© 2013 The Texas Lawbook.
By Mark Curriden, JD
Senior Writer for The Texas Lawbook
(September 17) – Eight prominent partners – seven of them women – at Weil, Gotshal & Manges in Dallas are taking their law practices four blocks across Woodall Rodgers Freeway to Sidley Austin.
At least two more Weil partners are also weighing offers from Sidley, according to lawyers familiar with the situation.
Sidley chairman Carter Phillips, in an interview Tuesday with The Texas Lawbook, says the firm’s Dallas office could add more than a dozen more lawyers during the next few months. And he says Sidley’s Houston office, which opened in 2012 and now has 32 lawyers, will continue its expansion.
“We can be substantially larger in Dallas and Houston, as the Texas business market is quite healthy,” Phillips says.
The seven women partners – five of them in complex commercial litigation and two in banking and finance – represent nearly 30 percent of the 24 women equity partners at Weil firm-wide, according to lawyers at Weil. The departures leave Weil, a firm that is highly respected for its diversity efforts, with no women equity partners in Dallas. However, Weil has additional women in other offices in non-equity partnerships and in fixed share equity partnerships.
Sidley officially announced the hiring of the eight partners in a press release issued Tuesday morning, but lawyers say that it may be weeks before the lawyers are able to join their new firm because Weil’s leadership in New York has indicated that they may hold the eight partners to the 60-day notice requirement in the firm’s partnership agreement.

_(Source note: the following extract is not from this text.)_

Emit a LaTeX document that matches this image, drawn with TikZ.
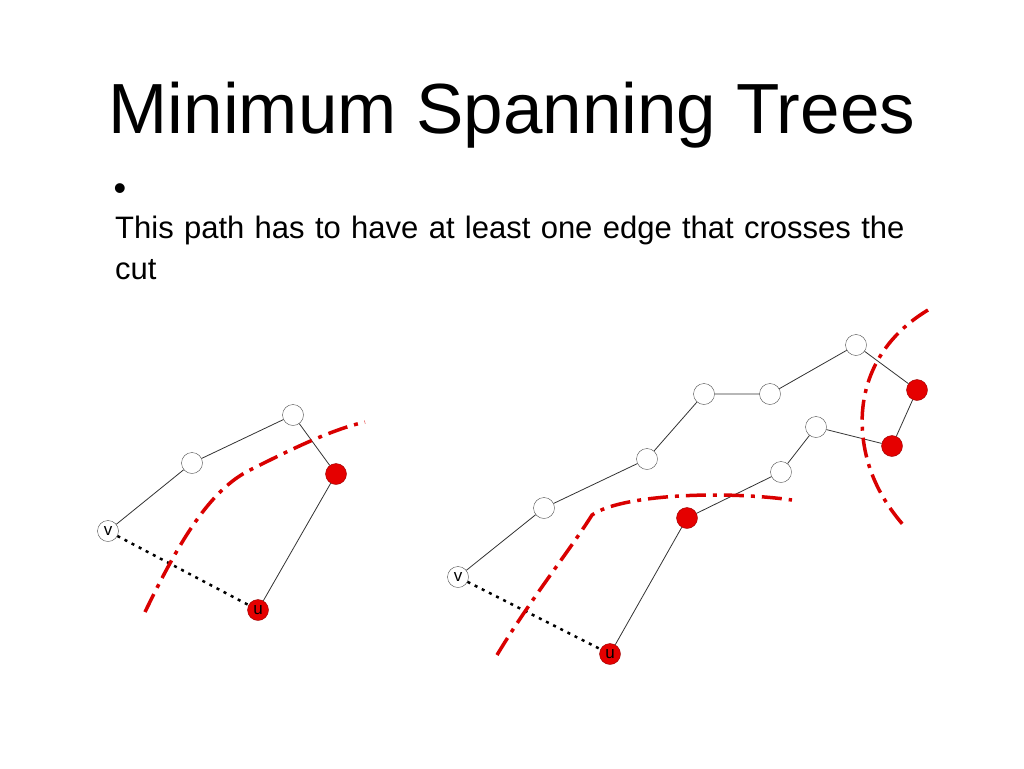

Yvette Ostolaza, who served as co-head of Weil’s complex commercial litigation section, leads the group to Sidley, where she will be the managing partner of the firm’s Dallas operations. Angela Fontana, who has been co-chair of Weil’s banking and finance section, will serve as global coordinator for Sidley’s private equity practice.
The other Weil lawyers joining Sidley include litigation partners Penny Reid, Angela Zambrano, Yolanda Garcia, Michelle Hartmann and Vance Beagles, and corporate partner Kelly Dybala.
The litigation partners have represented American Airlines, Halliburton, The Williams Companies, the Texas Rangers baseball team and a few private equity firms. The banking partners’ clients include Berkshire Partners, General Electric and Brazos Investment Partners.
The eight lawyers have been labeled “The Weil Seven Plus One” because they are personally and professionally close and loyal to each other, for their decision to stick together as a group and, of course, because they are seven women and one man.
The group became concerned about the firm’s future commitment to litigation in Texas after Weil announced in June that it was dramatically cutting its litigation practice in Houston. Lawyers familiar with the situation say that the Dallas litigation partners became upset when Weil’s leadership in New York didn’t adequately address their concerns about the firm’s future plans for Texas.
“These are lawyers who watched each other become partners and raise children and they are very committed to each other,” says a lawyer with direct knowledge of the situation. “These lawyers truly believed they would retire at Weil.”
Lawyers who have spoken with the “Weil Seven Plus One” say the partners “go out of their way” to praise their firm’s Texas leadership, including Weil Dallas managing partner Glenn West and Houston managing partner John Strasburger.
About the same time as the Houston cuts were announced, headhunters began contacting the Weil litigation partners in Dallas. A bidding war ensued. Two firms – Sidley and Paul Hastings – made offers.
The eight Weil partners were impressed by Sidley’s growth strategy in Texas and its lack of concentrated power in New York, according to a lawyer close to lateral move.
Phillips, Sidley’s chairman who offices in Washington, D.C., says “The Weil Seven Plus One” came along at the perfect time for his firm.
“We were taking a serious look at whether to keep Dallas as an exclusive IP practice shop and we decided that was a mistake,” says Phillips. “Then these folks came along. Their reputations are off the charts.”
Phillips says Sidley negotiated with the eight partners for three weeks.
“The biggest thing we had to do is to persuade them that we are serious about Dallas and Texas,” he says. “Their biggest concern was Weil’s commitment to Texas.”
The eight departing Weil lawyers declined to comment and leaders with Weil did not respond to inquiries. Here is a link to Sidley’s official press release: http://www.sidley.com/Sidley-Austin-LLP-Adds-Team-of-Litigation-and-Private-Equity-Lawyers-09-17-2013/.
Sidley currently has 26 lawyers who focus exclusively on intellectual property law in its Dallas office, which opened in 1996. With the addition of the eight new partners and the likely hiring of associates to support the partners, lawyers say they expect Sidley’s Dallas office could grow to 40 lawyers by the end of the year. Sidley’s Houston office, which opened in 2012, has 32 lawyers.
Weil will have 75 lawyers in Dallas after the eight departures.